start DATA PROVIDED
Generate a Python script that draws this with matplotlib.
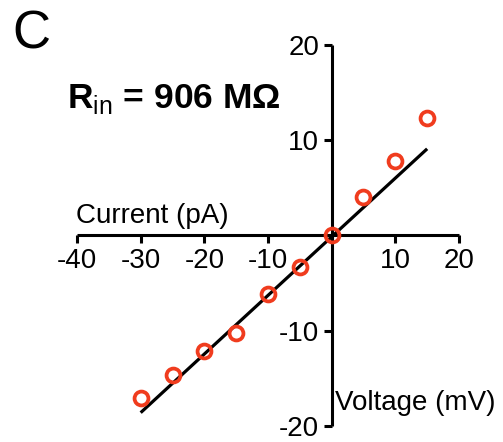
import matplotlib
matplotlib.use('Agg')
import matplotlib.pyplot as plt

plt.rcParams['font.family'] = ['Liberation Sans', 'DejaVu Sans']
plt.rcParams['mathtext.fontset'] = 'custom'
plt.rcParams['mathtext.rm'] = 'Liberation Sans'
plt.rcParams['mathtext.bf'] = 'Liberation Sans:bold'

# Measured points (current in pA, voltage in mV)
current = [-30, -25, -20, -15, -10, -5, 0, 5, 10, 15]
voltage = [-17.1, -14.6, -12.1, -10.2, -6.1, -3.3, 0.0, 4.0, 7.8, 12.3]

# Linear fit endpoints
fit_x = [-30, 15]
fit_y = [-18.6, 9.1]

xticks = [-40, -30, -20, -10, 0, 10, 20]
xticklabels = ['-40', '-30', '-20', '-10', '', '10', '20']
yticks = [-20, -10, 0, 10, 20]
yticklabels = ['-20', '-10', '', '10', '20']

fig = plt.figure(figsize=(5.03, 4.42), dpi=100)
ax = fig.add_axes([0.1531, 0.0362, 0.7594, 0.862])

ax.plot(fit_x, fit_y, color='black', lw=2.3, solid_capstyle='butt', zorder=3)
ax.plot(current, voltage, 'o', mfc='none', mec='#f03c1e', mew=2.7, ms=10,
        zorder=4, clip_on=False)

ax.set_xlim(-40, 20)
ax.set_ylim(-20, 20)
ax.spines['left'].set_position(('data', 0))
ax.spines['bottom'].set_position(('data', 0))
ax.spines['right'].set_visible(False)
ax.spines['top'].set_visible(False)
for s in ['left', 'bottom']:
    ax.spines[s].set_linewidth(2.2)
    ax.spines[s].set_capstyle('butt')

ax.set_xticks(xticks)
ax.set_xticklabels(xticklabels)
ax.set_yticks(yticks)
ax.set_yticklabels(yticklabels)
ax.tick_params(axis='both', direction='out', length=6, width=2.2,
               labelsize=20, pad=3)
ax.patch.set_visible(False)

fig.text(0.151, 0.4955, 'Current (pA)', fontsize=20, ha='left', va='baseline')
fig.text(0.666, 0.072, 'Voltage (mV)', fontsize=20, ha='left', va='baseline')
fig.text(0.024, 0.891, 'C', fontsize=38, ha='left', va='baseline')
fig.text(0.133, 0.756, r'$\mathbf{R}_{\mathrm{in}}$ = 906 MΩ', fontsize=25.5,
         fontweight='bold', ha='left', va='baseline')

plt.savefig('out.png', dpi=100)
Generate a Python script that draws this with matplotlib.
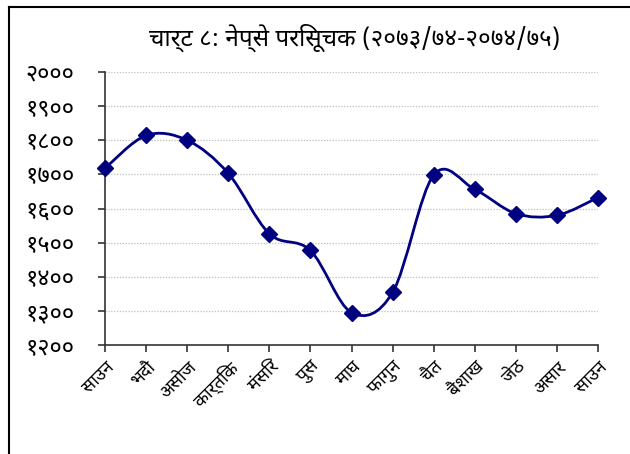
end DATA PROVIDED
▸ WHAT TO PRODUCE:
Please quote the lines of the material, beginning with the first and ending with the one that contains "import matplotlib.pyplot as plt", exactly as written and without any pictures.

▸ FINISHED EXERCISE:
Generate a Python script that draws this with matplotlib.
import matplotlib
matplotlib.use('Agg')
import matplotlib.pyplot as plt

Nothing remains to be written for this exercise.